City Limits. Paul E. Peterson, The University of Chicago Press, 1981, 268 pages.
S’il faut en croire les discours de plus en plus courants, les administrations municipales auront dans l’avenir (et ont déjà maintenant, parfois) des responsabilités qui ne cessent de s’accumuler. En plus des responsabilités de base, comme le contrôle de l’urbanisme, les inspections réglementaires, l’hygiène publique et la voirie, il faut en plus s’assurer maintenant d’avoir un environnement urbain résilient et préparer des contingences afin de faire face aux changements climatiques. Les administrations municipales doivent de plus se charger de ces responsabilités avec comme presque unique source de revenus la taxe foncière (et quelques miettes en frais de service). De plus, toujours en assurant de boucler le budget annuel sans faire de déficit. L’emprunt est aussi soumis à des paramètres stricts. Sur le plan de la gouvernance, les municipalités ne sont pas vraiment des gouvernements, autant dans leurs organisations que sur le plan de leurs statuts constitutionnels (c’est d’ailleurs la raison qu’il est plus exact de parler « d’administration municipale »). Comme les fusions au Québec (ou « l’amalgamation » de Toronto) l’ont bien démontré, il y a à peine une vingtaine d’années, les cités et villes de nos provinces ont bien peu de latitude, si un matin le gouvernement provincial décide de les encadrer autrement ou même de les rayer de la carte.
City Limits est écrit pour un contexte et un cadre spatio-temporel bien différents du nôtre, soit les États-Unis du début des années 1980. Les évènements (parfois traumatiques) de la fin des années 1960 étaient encore frais dans les mémoires. On pense aux émeutes raciales, au phénomène du « white flight », l’implantation des programmes découlant de la « Great Society », comme la « War on poverty » et la législation du Civil Rights Act, tous voté par le Congrès grâce à la persistance du président Lyndon. B. Johnson. Ce sont toutes là autant de mesures aux répercussions alors très contestées. Aussi, en 1975, le moment « Ford to City: Drop Dead » sera exploité autant par ceux qui y voyaient l’exemple de la déchéance urbaine (à droite), que par ceux qui espéraient ainsi (au centre et à gauche) recentrer les politiques sur une ville intrinsèquement riche en humanité et en ressources matérielles.
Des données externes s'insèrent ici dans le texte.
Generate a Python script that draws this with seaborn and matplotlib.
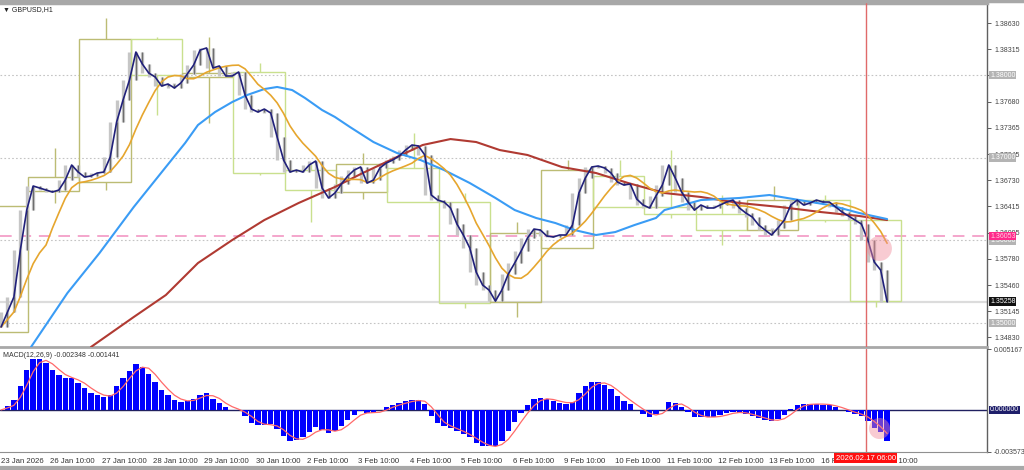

Sur les traces de City Limits
On pourrait donc penser que dans ce contexte si particulier, un lecteur canadien qui cherche à mieux comprendre ses « administrations » municipales n’y trouverait pas vraiment son compte. Mais l’approche de M. Paul E. Peterson, qui ce concentre sur les possibilités limites et les politiques communes que peuvent exercer de façon réaliste les administrations municipales, capture de façon assez universelle la nature et les limites de ce niveau de pouvoir dans une enceinte politique de type « fédéré », comme le Canada. Ainsi même si l’analyse contextuelle de l’auteur repose sur des données et des statistiques d’un autre pays (quoique toujours nord-américain) et d’une autre époque (certaines ont maintenant plus de soixante ans !), cela ne semble pas invalider les caractérisations sur le plan des « politiques urbaines » et de la « politique urbaine ». En tenant compte des ajustements inévitables qu’il faut assumer entre nos deux pays, la lecture en trois « limites » du possible des politiques urbaines, soit le développement (le « boosterism »), les « allocations » (les services de base d’une municipalité) et la redistribution (les services « sociaux » d’une ville), présentés en ordre croissant de difficulté, semble faire le tour des capacités consensuelles limites de la politique municipale.
Là où le livre et son propos montrent vraiment leurs âges est sur la question du diagnostique des conséquences réelles des politiques qui visaient à réduire, limité drastiquement ou même effacer toute trace de « redistribution ». Loin d’être des freins à la création de la richesse collective (l’auteur pose ce constat comme une loi immuable), il est maintenant plus facilement reconnu qu’une redistribution éclairée est à la racine d’une cité créatrice de richesse. Un ouvrage récent comme The Sum of Us d’Heather McGhee illustre à quel point tout le monde perd quand cet aspect est négligé, surtout en contexte urbain.
Un autre problème avec un ouvrage publié en 1981 est que la vaste majorité des références sont maintenant inaccessibles ou sans objet. Mais il y en a deux qui vont mériter de se retrouver sur ma liste : Lonely Crowd, de David Riesman et de Richard Hofstadter, The Age of Reform, qui se trouvera justement à être commenté la semaine prochaine.